Michael Jordan est LE joueur qui a installé la NBA en France, en Europe, dans le monde. Peut-être que sans lui, la NBA serait restée au niveau de la NFL ou du baseball, un sport américain aux vedettes méconnues du grand public outre-Atlantique.
Michael Jordan est plus qu’un sportif, c’est une marque
Qu’écrire de plus sur ce joueur aux six titres de champions NBA, aux deux titres olympiques, et aux 10 titres de meilleur marqueur ? Plus les années passent, plus on s’aperçoit qu’on a eu une chance inouïe de le voir jouer. Jordan est arrivé pile poil au moment où la NBA se mondialisait, et il doit sa renommée aux six titres des Bulls, ses dizaines de milliers de points inscrits, à ses dunks pleins de grâce, mais aussi à la Dream Team, l’explosion des salaires et Nike.
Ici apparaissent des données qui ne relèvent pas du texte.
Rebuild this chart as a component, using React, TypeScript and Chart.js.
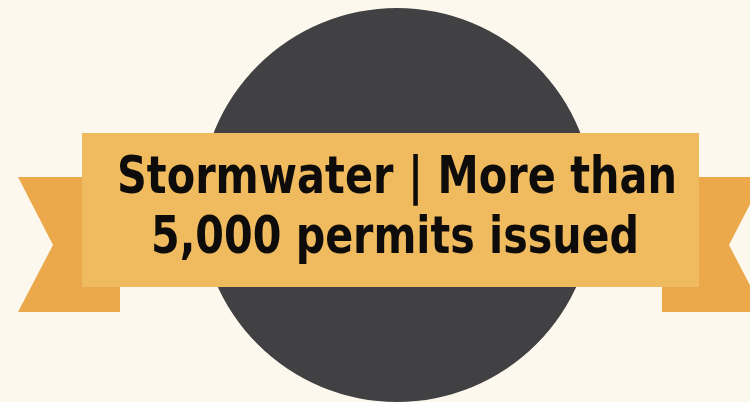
import React, { useEffect, useRef } from "react";
import { Chart, registerables } from "chart.js";

Chart.register(...registerables);

// Data
const categories = ["Stormwater permits issued"];
const permitValues = [5000];
const bannerLines = ["Stormwater | More than", "5,000 permits issued"];

const COLORS = {
  background: "#fcf8ee",
  circle: "#414042",
  banner: "#f0ba5e",
  tail: "#eca94c",
  text: "#0e0c0a",
};

const ribbonPlugin = {
  id: "ribbon",
  beforeDraw(chart: any) {
    const { ctx, width, height } = chart;
    ctx.save();
    ctx.fillStyle = COLORS.background;
    ctx.fillRect(0, 0, width, height);
    ctx.restore();
  },
  afterDatasetsDraw(chart: any) {
    const arc = chart.getDatasetMeta(0).data[0];
    if (!arc) return;
    const { ctx } = chart;
    const cx = arc.x;
    const cy = arc.y;
    ctx.save();
    // left tail
    ctx.fillStyle = COLORS.tail;
    ctx.beginPath();
    ctx.moveTo(cx - 379, cy - 28);
    ctx.lineTo(cx - 277, cy - 28);
    ctx.lineTo(cx - 277, cy + 107);
    ctx.lineTo(cx - 379, cy + 107);
    ctx.lineTo(cx - 344, cy + 40);
    ctx.closePath();
    ctx.fill();
    // right tail
    ctx.beginPath();
    ctx.moveTo(cx + 367, cy - 28);
    ctx.lineTo(cx + 265, cy - 28);
    ctx.lineTo(cx + 265, cy + 107);
    ctx.lineTo(cx + 367, cy + 107);
    ctx.lineTo(cx + 332, cy + 40);
    ctx.closePath();
    ctx.fill();
    // main banner
    ctx.fillStyle = COLORS.banner;
    ctx.fillRect(cx - 315, cy - 72, 617, 154);
    // text
    ctx.fillStyle = COLORS.text;
    ctx.textAlign = "center";
    ctx.textBaseline = "alphabetic";
    ctx.font = 'bold 52px "DejaVu Sans Condensed", "Liberation Sans Narrow", sans-serif';
    ctx.fillText(bannerLines[0], cx, cy - 12, 560);
    ctx.fillText(bannerLines[1], cx - 2, cy + 48, 488);
    ctx.restore();
  },
};

export default function App() {
  const canvasRef = useRef<HTMLCanvasElement | null>(null);

  useEffect(() => {
    document.body.style.margin = "0";
    document.body.style.background = COLORS.background;
    const canvas = canvasRef.current;
    if (!canvas) return;
    const chart = new Chart(canvas, {
      type: "pie",
      data: {
        labels: categories,
        datasets: [
          {
            data: permitValues,
            backgroundColor: [COLORS.circle],
            borderWidth: 0,
          },
        ],
      },
      options: {
        animation: false,
        responsive: true,
        maintainAspectRatio: false,
        layout: { padding: { left: 44, right: 0, top: 8, bottom: 0 } },
        plugins: {
          legend: { display: false },
          tooltip: { enabled: false },
        },
        events: [],
      },
      plugins: [ribbonPlugin],
    });
    return () => chart.destroy();
  }, []);

  return (
    <div style={{ width: 750, height: 402, position: "relative" }}>
      <canvas ref={canvasRef} />
    </div>
  );
}
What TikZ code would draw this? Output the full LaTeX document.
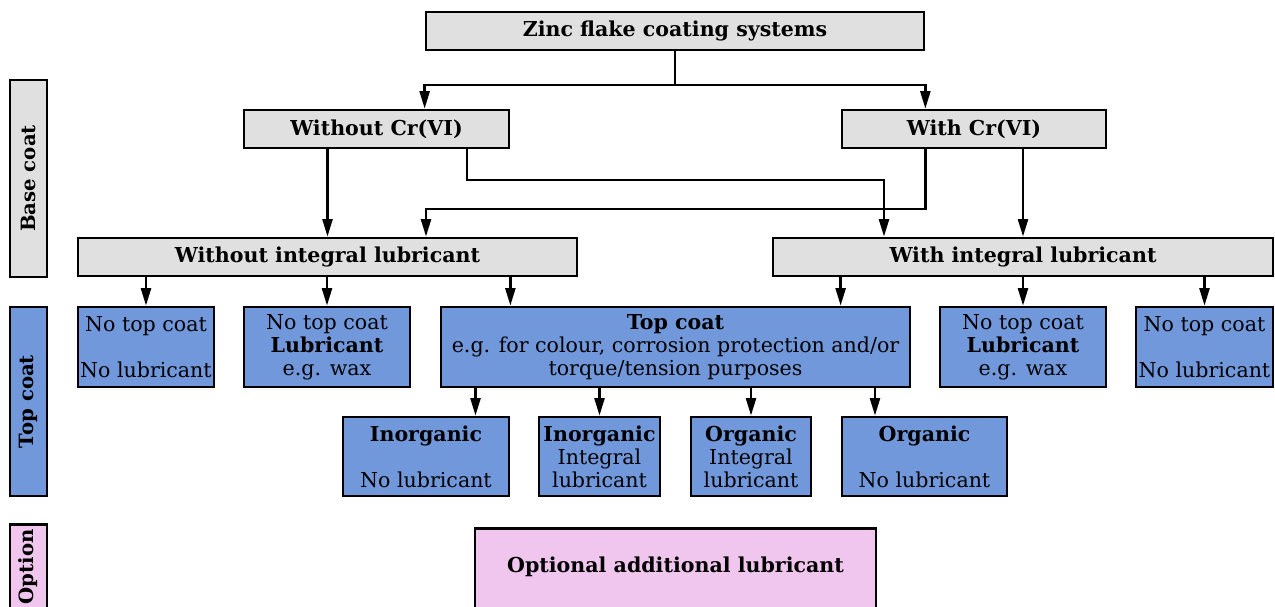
\documentclass[tikz,border=0pt]{standalone}
\usepackage{fontspec}
\setmainfont{DejaVu Serif}
\usetikzlibrary{arrows.meta, calc}
\definecolor{basegray}{RGB}{224,224,224}
\definecolor{topblue}{RGB}{114,152,220}
\definecolor{optpink}{RGB}{240,198,238}

\begin{document}
\begin{tikzpicture}[
  x=0.02cm, y=-0.02cm,
  font=\fontsize{11.7}{13.1}\selectfont,
  box/.style={
    rectangle, draw, line width=1.6pt, align=center, inner sep=0pt
  },
  basebox/.style={box, fill=basegray, minimum height=0.76cm,
                  font=\fontsize{11.7}{13.1}\selectfont\bfseries},
  topbox/.style ={box, fill=topblue, minimum height=1.6cm},
  subbox/.style ={box, fill=topblue, minimum height=1.58cm},
  optbox/.style ={box, fill=optpink, font=\fontsize{11.7}{13.1}\selectfont\bfseries},
  sidebox/.style={box, rotate=90, minimum height=0.74cm,
                  font=\fontsize{11.2}{13.1}\selectfont\bfseries},
  arrow/.style  ={-{Triangle[length=3.5mm,width=2mm]}, line width=1.35pt},
  link/.style   ={line width=1.35pt}
]
\useasboundingbox (0,0) rectangle (1275,606);
\clip (0,0) rectangle (1275,606);

% Side labels
\node[sidebox, fill=basegray, minimum width=3.94cm] (lbase) at (28.5,178.5) {Base coat};
\node[sidebox, fill=topblue,  minimum width=3.78cm] (ltop)  at (28.5,401.5) {Top coat};
\node[sidebox, fill=optpink,  minimum width=1.7cm]  (lopt)  at (28.5,567)   {Option};

% Row 0 — system
\node[basebox, minimum width=9.96cm] (zinc) at (675,31) {Zinc flake coating systems};

% Row 1 — Cr(VI)
\node[basebox, minimum width=5.3cm]  (nocr) at (376.5,129) {Without Cr(VI)};
\node[basebox, minimum width=5.28cm] (cr)   at (974,129)   {With Cr(VI)};

% Row 2 — integral lubricant
\node[basebox, minimum width=9.98cm] (nolub) at (327.5,257) {Without integral lubricant};
\node[basebox, minimum width=10cm]   (lub)   at (1023,257)  {With integral lubricant};

% Row 3 — top coat
\node[topbox, minimum width=2.72cm] (bare1) at (146,347)    {No top coat\\[13.1pt]No lubricant};
\node[topbox, minimum width=3.32cm] (wax1)  at (327,347)    {No top coat\\\textbf{Lubricant}\\e.g. wax};
\node[topbox, minimum width=9.38cm] (tc)    at (675.5,347)  {\textbf{Top coat}\\e.g. for colour, corrosion protection and/or\\torque/tension purposes};
\node[topbox, minimum width=3.32cm] (wax2)  at (1023,347)   {No top coat\\\textbf{Lubricant}\\e.g. wax};
\node[topbox, minimum width=2.74cm] (bare2) at (1204.5,347) {No top coat\\[13.1pt]No lubricant};

% Row 4 — top coat types
\node[subbox, minimum width=3.32cm] (inorg)  at (426,456.5)   {\textbf{Inorganic}\\[13.1pt]No lubricant};
\node[subbox, minimum width=2.42cm] (inorgl) at (599.5,456.5) {\textbf{Inorganic}\\Integral\\lubricant};
\node[subbox, minimum width=2.4cm]  (orgl)   at (751,456.5)   {\textbf{Organic}\\Integral\\lubricant};
\node[subbox, minimum width=3.3cm]  (org)    at (924.5,456.5) {\textbf{Organic}\\[13.1pt]No lubricant};

% Row 5 — option (box runs past the lower edge)
\node[optbox, anchor=north, minimum width=8.02cm, minimum height=1.8cm, text depth=0.33cm]
  (opt) at (675.5,527) {Optional additional lubricant};

% Helper points
\coordinate (split)  at (675,85);
\coordinate (cross1) at (467,180);
\coordinate (cross2) at (884,180);
\coordinate (cross3) at (426,209);
\coordinate (in1) at ($(inorg.north)+(49.5,0)$);
\coordinate (in4) at ($(org.north)+(-49.5,0)$);

% Row 0 arrows
\draw[link]  (zinc) -- (split);
\draw[arrow] (split) -| (nocr.north -| zinc.west);
\draw[arrow] (split) -| (cr.north -| zinc.east);

% Row 1 -> Row 2
\draw[arrow] (nocr.south -| nolub.north) -- (nolub.north);
\draw[arrow] (nocr.south -| cross1) |- (cross2) -- (lub.north -| cross2);
\draw[arrow] (cr.south -| zinc.east) |- (cross3) -- (nolub.north -| cross3);
\draw[arrow] (cr.south -| lub.north) -- (lub.north);

% Row 2 -> Row 3
\draw[arrow] (nolub.south -| bare1.north) -- (bare1.north);
\draw[arrow] (nolub.south -| wax1.north)  -- (wax1.north);
\draw[arrow] (nolub.south -| nocr.east)   -- (tc.north -| nocr.east);
\draw[arrow] (lub.south -| cr.west)       -- (tc.north -| cr.west);
\draw[arrow] (lub.south -| wax2.north)    -- (wax2.north);
\draw[arrow] (lub.south -| bare2.north)   -- (bare2.north);

% Row 3 -> Row 4
\draw[arrow] (tc.south -| in1)           -- (in1);
\draw[arrow] (tc.south -| inorgl.north)  -- (inorgl.north);
\draw[arrow] (tc.south -| orgl.north)    -- (orgl.north);
\draw[arrow] (tc.south -| in4)           -- (in4);

\end{tikzpicture}
\end{document}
Jordan était plus grand que le basket, plus grand que la NBA. C’était une marque, et ça l’est toujours.
Mais la carrière de Michael Jordan, c’est aussi une histoire pleine de rebondissements, et c’est ce qui, je pense, le sépare des autres légendes du basket comme un Bill Russell, un Kareem Abdul-Jabbar et un Larry Bird. Car Jordan, c’est aussi un père assassiné au soir de son 3e titre. Ce sont deux retraites sportives, et un passage par le baseball. C’est un retour à près de 40 ans sur les terrains pour faire la nique à la nouvelle génération.
La fin de carrière idéale était à Utah, en 1998
Michael Jordan, c'est bien sûr d'abord des dunks et un "hang time" qui lui permettaient de rester plus longtemps en l'air que ses adversaires. Il sautait avant son défenseur, et shootait après que celui-ci soit redescendu. Imparable. C'est aussi le « Flu game » ou ce coup de chaud à 3-points face aux Blazers, mais aussi des perf' exceptionnelles sur le parquet des Knicks, dans la Mecque du basket. Jordan, c’est des tirs de la gagne de légende, à Cleveland ou Utah, ou même avec North Carolina à 19 ans.
Michael Jordan, c’était aussi cette capacité à survoler la saison régulière qu’il considérait comme du "bullshit", pour élever encore son niveau de jeu en playoffs. Mais attention, c’était un basketteur incroyable mais ce n’était pas un génie. Il y avait plus de génie dans Magic Johnson ou aujourd’hui chez Lionel Messi. Ce n'était pas non plus un monstre physique comme peut l'être LeBron James aujourd'hui. En fait, Jordan était le basketteur moyen parfait : 1m98, ni trop petit, ni trop grand. Parfait pour s'identifier à lui, mais aussi pour être un héros dans un sport de géants.
Mais si Jordan est devenu le GOAT (Greatest Of All Time), c’est aussi parce que sa domination était mentale. C’était un tueur. Un vrai méchant. Peut-être même un sale mec. Un soliste capable de fédérer autour de lui, et de s’entourer des meilleurs pour aller chercher le titre.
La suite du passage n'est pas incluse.